RESEARCH IN PROGRESS SEMINAR SERIES
AT THE ROYAL ANTHROPOLOGICAL INSTITUTE
Friday 6 November, 4.30 pm
‘We were ready to leave’: Imagination, Migration & Cosmopolitanism between Uttar Pradesh (India) & the Gulf
Tom Chambers, Sussex University
This event is free, but places must be booked. To book tickets please go to: http://tomchambers.eventbrite.co.uk
This article examines migration and imagination in the lives of woodworkers from the North Indian city of Saharanpur. For these craftsmen, movement, migration and connectedness are a part of everyday life. In spite of migration from Saharanpur only beginning in earnest in the early 1980s, craft workers now access networks that extend to every corner of India and to the Arabian Gulf. The rapid formation of these networks and the ease with which craft workers transitioned into being a migrant community creates a different image of migration to accounts where it is seen as a ‘disjuncture’ or ‘rupture’. Imaginaries where shaped through a variety of factors including prior histories of migration held in the collective memory, a religiosity which created a sense of connection to other places and the importance given to holders of knowledge of unknown localities.

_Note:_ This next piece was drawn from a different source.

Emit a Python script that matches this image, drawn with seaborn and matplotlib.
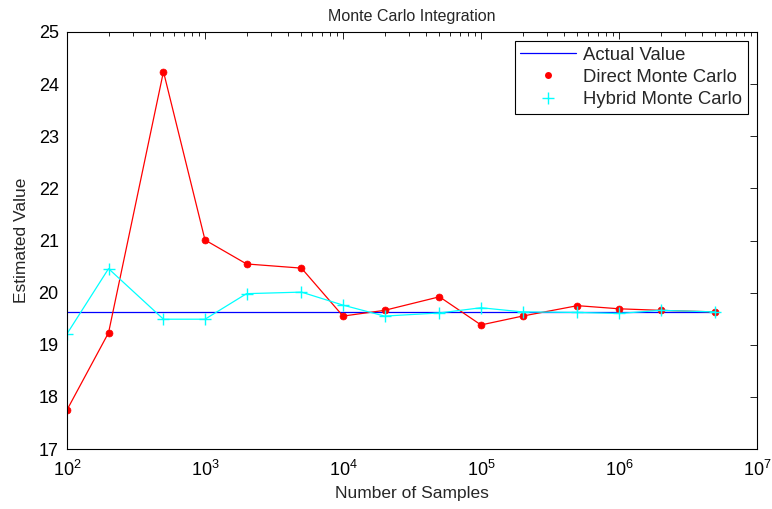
import matplotlib
matplotlib.use("Agg")
import matplotlib.pyplot as plt
from matplotlib.lines import Line2D
from matplotlib.ticker import LogLocator, NullFormatter
import seaborn as sns
import pandas as pd

samples = [1e2, 2e2, 5e2, 1e3, 2e3, 5e3, 1e4, 2e4, 5e4, 1e5, 2e5, 5e5, 1e6, 2e6, 5e6]
direct_mc = [17.75, 19.23, 24.24, 21.01, 20.55, 20.47, 19.55, 19.66, 19.92, 19.38,
             19.55, 19.75, 19.69, 19.66, 19.63]
hybrid_mc = [19.21, 20.46, 19.49, 19.49, 19.98, 20.01, 19.76, 19.55, 19.61, 19.71,
             19.63, 19.62, 19.60, 19.66, 19.63]
actual_value = 19.63

sns.set_theme(style="white")
plt.rcParams["font.family"] = ["Liberation Sans", "DejaVu Sans"]
plt.rcParams["font.size"] = 11

df = pd.DataFrame({"samples": samples, "direct": direct_mc, "hybrid": hybrid_mc,
                   "actual": [actual_value] * len(samples)})

BLUE, RED, CYAN = "#0000ff", "#ff0000", "#00ffff"

fig = plt.figure(figsize=(7.72, 5.09), dpi=100)
ax = fig.add_axes([67 / 772, 60 / 509, 690 / 772, 417 / 509])

sns.lineplot(data=df, x="samples", y="actual", ax=ax, color=BLUE, linewidth=0.9)
sns.lineplot(data=df, x="samples", y="direct", ax=ax, color=RED, linewidth=0.9,
             marker="o", markersize=5, markeredgewidth=0.5,
             markeredgecolor=RED, markerfacecolor=RED)
sns.lineplot(data=df, x="samples", y="hybrid", ax=ax, color=CYAN, linewidth=0.9,
             marker="+", markersize=9, markeredgewidth=1.0,
             markeredgecolor=CYAN, markerfacecolor=CYAN)

ax.set_xscale("log")
ax.set_xlim(1e2, 1e7)
ax.set_ylim(17, 25)
ax.set_yticks(range(17, 26))
ax.xaxis.set_major_locator(LogLocator(base=10, numticks=10))
ax.xaxis.set_minor_locator(LogLocator(base=10, subs=range(2, 10), numticks=50))
ax.xaxis.set_minor_formatter(NullFormatter())

ax.tick_params(axis="both", which="both", direction="in", top=True, right=True,
               colors="black")
ax.tick_params(which="major", length=5, width=0.6)
ax.tick_params(which="minor", length=3, width=0.6)
ax.tick_params(axis="x", which="major", labelsize=13, pad=8)
ax.tick_params(axis="y", labelsize=13, pad=6)
for s in ax.spines.values():
    s.set_color("black")
    s.set_linewidth(0.8)

ax.set_xlabel("Number of Samples", fontsize=12.5, labelpad=4)
ax.set_ylabel("Estimated Value", fontsize=12.5, labelpad=7)
ax.set_title("Monte Carlo Integration", fontsize=11.5, pad=8)

handles = [
    Line2D([], [], color=BLUE, linewidth=0.9),
    Line2D([], [], color=RED, linestyle="none", marker="o", markersize=5,
           markeredgewidth=0),
    Line2D([], [], color=CYAN, linestyle="none", marker="+", markersize=8,
           markeredgewidth=1.0),
]
leg = ax.legend(handles, ["Actual Value", "Direct Monte Carlo", "Hybrid Monte Carlo"],
                loc="upper right", fontsize=13.3, frameon=True, fancybox=False,
                edgecolor="black", framealpha=1, borderaxespad=0.5,
                handlelength=3.0, labelspacing=0.28, borderpad=0.3,
                handletextpad=0.4)
leg.get_frame().set_linewidth(0.8)

fig.savefig("out.png", dpi=100)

Within this context, this paper also engages with broader discussions on the enabling power of migration and increased connectedness. Here the emphasis falls on the power of a social imagination shaped through an emerging cosmopolitanism with the potential for challenging established hierarchies and creating conditions capable of fostering new subjectivities. Whilst there are potentialities, the paper challenges the notion that increased connectedness automatically leads to mobilising and enabling possibilities. Instead, the subjectivities and connections experienced by migrants from Saharanpur remain relatively enclaved within a familiar pattern of social relations. Whilst remaining critical of oft over emphasised claims of a new cosmopolitanism, in concluding the paper asks that consideration be given to the ‘crafted’ nature of migrant lives. Drawing on Marx’s distinction between worker bees and architects it is proposed that the very process of imagining migration separates it from a simple alienable pursuit. Constraints, structural conditions, subverted global flows and regulatory frames all play a part, yet the ways in which migration allows individuals and groups to imagine ‘something more’ than the everyday, hints at a potential to imagine ‘even more’ even if this is not always the outcome.